--- Start ---
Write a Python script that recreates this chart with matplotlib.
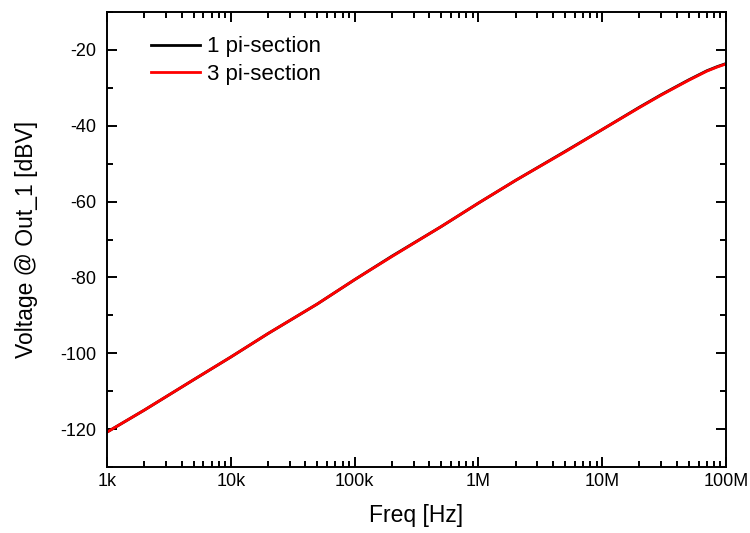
import numpy as np
import matplotlib
matplotlib.use("Agg")
import matplotlib.pyplot as plt
from matplotlib.ticker import LogLocator, MultipleLocator, NullFormatter

plt.rcParams['font.family'] = ['Liberation Sans', 'DejaVu Sans']
plt.rcParams['axes.unicode_minus'] = False

# Data (Hz, dBV)
freq = [1e3, 2e3, 5e3, 1e4, 2e4, 5e4, 1e5, 2e5, 5e5, 1e6, 2e6, 5e6,
        1e7, 2e7, 3e7, 4e7, 5e7, 6e7, 7e7, 8.5e7, 1e8]
v_1pi = [-120.8, -115.0, -107.0, -101.0, -94.8, -87.0, -80.6, -74.4, -66.6,
         -60.4, -54.4, -46.8, -41.0, -35.1, -31.8, -29.6, -27.9, -26.6,
         -25.5, -24.4, -23.6]
v_3pi = [-120.8, -115.0, -107.0, -101.0, -94.8, -87.0, -80.6, -74.5, -66.6,
         -60.4, -54.4, -46.9, -41.0, -35.2, -31.9, -29.7, -28.0, -26.7,
         -25.6, -24.5, -23.7]

xticks = [1e3, 1e4, 1e5, 1e6, 1e7, 1e8]
xticklabels = ['1k', '10k', '100k', '1M', '10M', '100M']
yticks = [-120, -100, -80, -60, -40, -20]

fig = plt.figure(figsize=(7.5, 5.33), dpi=100)
ax = fig.add_axes([107/750, 1 - 467/533, (726-107)/750, (467-12)/533])

ax.plot(freq, v_1pi, color='black', lw=2.0, label='1 pi-section')
ax.plot(freq, v_3pi, color='red', lw=2.0, label='3 pi-section')

ax.set_xscale('log')
ax.set_xlim(1e3, 1e8)
ax.set_ylim(-130, -10)
ax.set_xticks(xticks)
ax.set_xticklabels(xticklabels)
ax.xaxis.set_minor_locator(LogLocator(base=10, subs=np.arange(2, 10)))
ax.xaxis.set_minor_formatter(NullFormatter())
ax.set_yticks(yticks)
ax.yaxis.set_minor_locator(MultipleLocator(10))

ax.tick_params(which='both', direction='in', top=True, right=True,
               labelsize=13, width=1.4)
ax.tick_params(axis='x', pad=4.5)
ax.tick_params(axis='y', pad=8)
ax.tick_params(which='major', length=7)
ax.tick_params(which='minor', length=4.3)
for s in ax.spines.values():
    s.set_linewidth(1.4)

ax.set_xlabel('Freq [Hz]', fontsize=16.5, labelpad=10)
ax.set_ylabel('Voltage @ Out_1 [dBV]', fontsize=16.5, labelpad=16)

ax.legend(loc='upper left', bbox_to_anchor=(0.057, 0.966), frameon=False,
          fontsize=16, handlelength=2.2, handletextpad=0.3,
          labelspacing=0.3, borderaxespad=0)

fig.savefig('out.png', dpi=100)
--- End ---
Aim of the task
Please take the lines from the beginning of the data above through the line holding "plt.rcParams['axes.unicode_minus'] = False" and transcribe them exactly, without any pictures.

Answer
Write a Python script that recreates this chart with matplotlib.
import numpy as np
import matplotlib
matplotlib.use("Agg")
import matplotlib.pyplot as plt
from matplotlib.ticker import LogLocator, MultipleLocator, NullFormatter

plt.rcParams['font.family'] = ['Liberation Sans', 'DejaVu Sans']
plt.rcParams['axes.unicode_minus'] = False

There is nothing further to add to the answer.